*AIM OF THE EXERCISE*
Return the whole listing, line for line, without the pictures in it.

# LISTING start

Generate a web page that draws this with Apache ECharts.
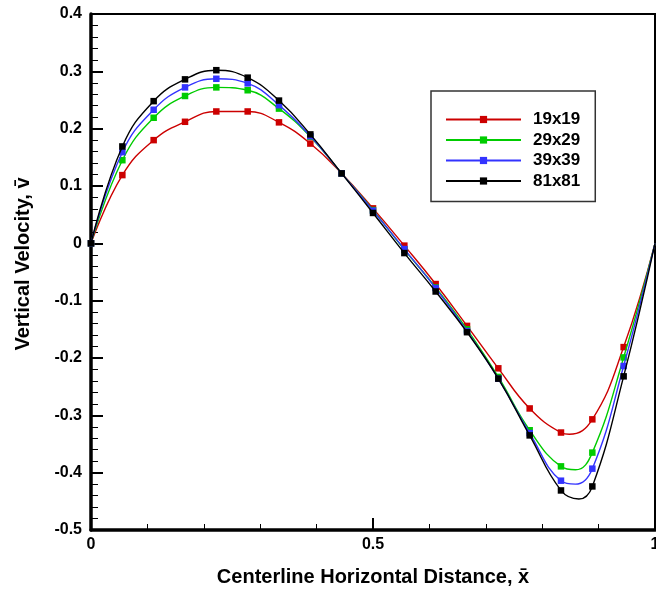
<!DOCTYPE html>
<html>
<head>
<meta charset="utf-8">
<script src="https://cdn.jsdelivr.net/npm/echarts@6/dist/echarts.min.js"></script>
<style>
  html, body { margin: 0; padding: 0; background: #fff; }
  #chart { width: 656px; height: 595px; }
</style>
</head>
<body>
<div id="chart"></div>
<script>
// marker positions along the centerline (every 1/18)
var xs = [0, 0.0556, 0.1111, 0.1667, 0.2222, 0.2778, 0.3333, 0.3889, 0.4444, 0.5,
          0.5556, 0.6111, 0.6667, 0.7222, 0.7778, 0.8333, 0.8889, 0.9444, 1];

var v19 = [0, 0.119, 0.180, 0.212, 0.230, 0.230, 0.211, 0.174, 0.122, 0.061,
           -0.004, -0.071, -0.144, -0.218, -0.288, -0.330, -0.307, -0.181, 0];
var v29 = [0, 0.145, 0.219, 0.257, 0.272, 0.267, 0.235, 0.186, 0.122, 0.058,
           -0.011, -0.077, -0.150, -0.233, -0.326, -0.389, -0.365, -0.199, 0];
var v39 = [0, 0.159, 0.233, 0.272, 0.287, 0.279, 0.241, 0.187, 0.122, 0.057,
           -0.010, -0.078, -0.153, -0.236, -0.331, -0.414, -0.393, -0.214, 0];
var v81 = [0, 0.169, 0.248, 0.286, 0.302, 0.289, 0.249, 0.190, 0.122, 0.053,
           -0.017, -0.084, -0.155, -0.236, -0.335, -0.431, -0.424, -0.232, 0];

// curve minimum between markers (drawn without a marker)
var min19 = [0.848, -0.333];
var min29 = [0.859, -0.395];
var min39 = [0.859, -0.420];
var min81 = [0.865, -0.446];

var names = ['19x19', '29x29', '39x39', '81x81'];
var colors = ['#cc0000', '#00cc00', '#3333ff', '#000000'];
var yTicks = [-0.5, -0.4, -0.3, -0.2, -0.1, 0, 0.1, 0.2, 0.3, 0.4];

var FONT = "'Liberation Sans', Arial, sans-serif";

function build(vals, extra) {
  var pts = xs.map(function (x, i) {
    // the wall point at x=1 sits under the frame, no marker there
    return x === 1 ? { value: [x, vals[i]], symbol: 'none' } : { value: [x, vals[i]] };
  });
  pts.push({ value: extra, symbol: 'none' });
  pts.sort(function (a, b) { return a.value[0] - b.value[0]; });
  return pts;
}

var allVals = [v19, v29, v39, v81];
var allMins = [min19, min29, min39, min81];

var series = names.map(function (n, i) {
  return {
    name: n,
    type: 'line',
    smooth: 0.45,
    data: build(allVals[i], allMins[i]),
    symbol: 'rect',
    symbolSize: 6.5,
    showAllSymbol: true,
    lineStyle: { color: colors[i], width: 1.4 },
    itemStyle: { color: colors[i] },
    z: 2 + i
  };
});

var chart = echarts.init(document.getElementById('chart'));
chart.setOption({
  animation: false,
  backgroundColor: '#fff',
  grid: {
    left: 91, top: 14, right: 1, bottom: 65,
    outerBoundsMode: 'none', containLabel: false,
    show: true, borderColor: '#000', borderWidth: 2, backgroundColor: 'transparent'
  },
  legend: {
    orient: 'vertical',
    left: 431, top: 91,
    data: names,
    itemWidth: 75, itemHeight: 9, itemGap: 3.5,
    padding: [20, 15, 12, 14],
    borderColor: '#333', borderWidth: 1.5,
    textStyle: { fontFamily: FONT, fontWeight: 'bold', fontSize: 17, color: '#000', lineHeight: 17, padding: [0, 0, 0, 7] }
  },
  xAxis: {
    type: 'value', min: 0, max: 1, interval: 0.5,
    name: 'Centerline Horizontal Distance, x\u0304',
    nameLocation: 'middle', nameGap: 37,
    nameTextStyle: { fontFamily: FONT, fontWeight: 'bold', fontSize: 20, color: '#000' },
    axisLine: { onZero: false, lineStyle: { color: '#000', width: 3.5 } },
    axisTick: { inside: true, length: 12, lineStyle: { color: '#000', width: 2 } },
    minorTick: { show: true, splitNumber: 5, length: 6, lineStyle: { color: '#000', width: 1 } },
    axisLabel: { fontFamily: FONT, fontWeight: 'bold', fontSize: 16, color: '#000', margin: 7 },
    splitLine: { show: false }
  },
  yAxis: {
    type: 'value', min: yTicks[0], max: yTicks[yTicks.length - 1], interval: 0.1,
    name: 'Vertical Velocity, v\u0304',
    nameLocation: 'middle', nameGap: 58, nameRotate: 90,
    nameTextStyle: { fontFamily: FONT, fontWeight: 'bold', fontSize: 20, color: '#000', padding: [0, 0, 0, 16] },
    axisLine: { onZero: false, lineStyle: { color: '#000', width: 3.5 } },
    axisTick: { inside: true, length: 12, lineStyle: { color: '#000', width: 2 } },
    minorTick: { show: true, splitNumber: 5, length: 7, lineStyle: { color: '#000', width: 1 } },
    axisLabel: {
      fontFamily: FONT, fontWeight: 'bold', fontSize: 16, color: '#000', margin: 9,
      formatter: function (v) { var r = Math.round(v * 10) / 10; return r === 0 ? '0' : String(r); }
    },
    splitLine: { show: false }
  },
  series: series
});
</script>
</body>
</html>
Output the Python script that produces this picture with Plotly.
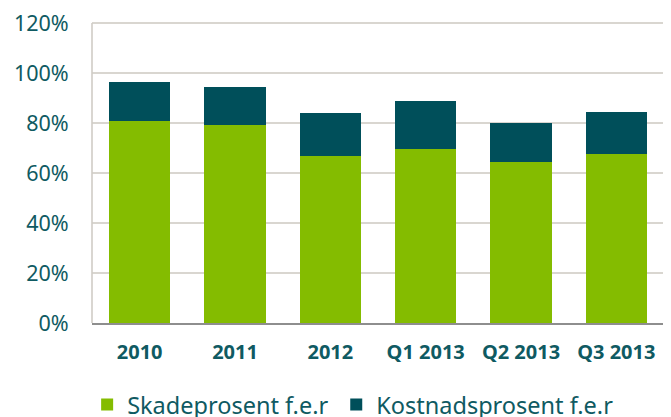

# LISTING end

*OUTPUT FOR THIS EXERCISE*
Generate a web page that draws this with Apache ECharts.
<!DOCTYPE html>
<html>
<head>
<meta charset="utf-8">
<script src="https://cdn.jsdelivr.net/npm/echarts@6/dist/echarts.min.js"></script>
<style>
  html, body { margin: 0; padding: 0; background: #fff; }
  #chart { width: 656px; height: 595px; }
</style>
</head>
<body>
<div id="chart"></div>
<script>
// marker positions along the centerline (every 1/18)
var xs = [0, 0.0556, 0.1111, 0.1667, 0.2222, 0.2778, 0.3333, 0.3889, 0.4444, 0.5,
          0.5556, 0.6111, 0.6667, 0.7222, 0.7778, 0.8333, 0.8889, 0.9444, 1];

var v19 = [0, 0.119, 0.180, 0.212, 0.230, 0.230, 0.211, 0.174, 0.122, 0.061,
           -0.004, -0.071, -0.144, -0.218, -0.288, -0.330, -0.307, -0.181, 0];
var v29 = [0, 0.145, 0.219, 0.257, 0.272, 0.267, 0.235, 0.186, 0.122, 0.058,
           -0.011, -0.077, -0.150, -0.233, -0.326, -0.389, -0.365, -0.199, 0];
var v39 = [0, 0.159, 0.233, 0.272, 0.287, 0.279, 0.241, 0.187, 0.122, 0.057,
           -0.010, -0.078, -0.153, -0.236, -0.331, -0.414, -0.393, -0.214, 0];
var v81 = [0, 0.169, 0.248, 0.286, 0.302, 0.289, 0.249, 0.190, 0.122, 0.053,
           -0.017, -0.084, -0.155, -0.236, -0.335, -0.431, -0.424, -0.232, 0];

// curve minimum between markers (drawn without a marker)
var min19 = [0.848, -0.333];
var min29 = [0.859, -0.395];
var min39 = [0.859, -0.420];
var min81 = [0.865, -0.446];

var names = ['19x19', '29x29', '39x39', '81x81'];
var colors = ['#cc0000', '#00cc00', '#3333ff', '#000000'];
var yTicks = [-0.5, -0.4, -0.3, -0.2, -0.1, 0, 0.1, 0.2, 0.3, 0.4];

var FONT = "'Liberation Sans', Arial, sans-serif";

function build(vals, extra) {
  var pts = xs.map(function (x, i) {
    // the wall point at x=1 sits under the frame, no marker there
    return x === 1 ? { value: [x, vals[i]], symbol: 'none' } : { value: [x, vals[i]] };
  });
  pts.push({ value: extra, symbol: 'none' });
  pts.sort(function (a, b) { return a.value[0] - b.value[0]; });
  return pts;
}

var allVals = [v19, v29, v39, v81];
var allMins = [min19, min29, min39, min81];

var series = names.map(function (n, i) {
  return {
    name: n,
    type: 'line',
    smooth: 0.45,
    data: build(allVals[i], allMins[i]),
    symbol: 'rect',
    symbolSize: 6.5,
    showAllSymbol: true,
    lineStyle: { color: colors[i], width: 1.4 },
    itemStyle: { color: colors[i] },
    z: 2 + i
  };
});

var chart = echarts.init(document.getElementById('chart'));
chart.setOption({
  animation: false,
  backgroundColor: '#fff',
  grid: {
    left: 91, top: 14, right: 1, bottom: 65,
    outerBoundsMode: 'none', containLabel: false,
    show: true, borderColor: '#000', borderWidth: 2, backgroundColor: 'transparent'
  },
  legend: {
    orient: 'vertical',
    left: 431, top: 91,
    data: names,
    itemWidth: 75, itemHeight: 9, itemGap: 3.5,
    padding: [20, 15, 12, 14],
    borderColor: '#333', borderWidth: 1.5,
    textStyle: { fontFamily: FONT, fontWeight: 'bold', fontSize: 17, color: '#000', lineHeight: 17, padding: [0, 0, 0, 7] }
  },
  xAxis: {
    type: 'value', min: 0, max: 1, interval: 0.5,
    name: 'Centerline Horizontal Distance, x\u0304',
    nameLocation: 'middle', nameGap: 37,
    nameTextStyle: { fontFamily: FONT, fontWeight: 'bold', fontSize: 20, color: '#000' },
    axisLine: { onZero: false, lineStyle: { color: '#000', width: 3.5 } },
    axisTick: { inside: true, length: 12, lineStyle: { color: '#000', width: 2 } },
    minorTick: { show: true, splitNumber: 5, length: 6, lineStyle: { color: '#000', width: 1 } },
    axisLabel: { fontFamily: FONT, fontWeight: 'bold', fontSize: 16, color: '#000', margin: 7 },
    splitLine: { show: false }
  },
  yAxis: {
    type: 'value', min: yTicks[0], max: yTicks[yTicks.length - 1], interval: 0.1,
    name: 'Vertical Velocity, v\u0304',
    nameLocation: 'middle', nameGap: 58, nameRotate: 90,
    nameTextStyle: { fontFamily: FONT, fontWeight: 'bold', fontSize: 20, color: '#000', padding: [0, 0, 0, 16] },
    axisLine: { onZero: false, lineStyle: { color: '#000', width: 3.5 } },
    axisTick: { inside: true, length: 12, lineStyle: { color: '#000', width: 2 } },
    minorTick: { show: true, splitNumber: 5, length: 7, lineStyle: { color: '#000', width: 1 } },
    axisLabel: {
      fontFamily: FONT, fontWeight: 'bold', fontSize: 16, color: '#000', margin: 9,
      formatter: function (v) { var r = Math.round(v * 10) / 10; return r === 0 ? '0' : String(r); }
    },
    splitLine: { show: false }
  },
  series: series
});
</script>
</body>
</html>
Output the Python script that produces this picture with Plotly.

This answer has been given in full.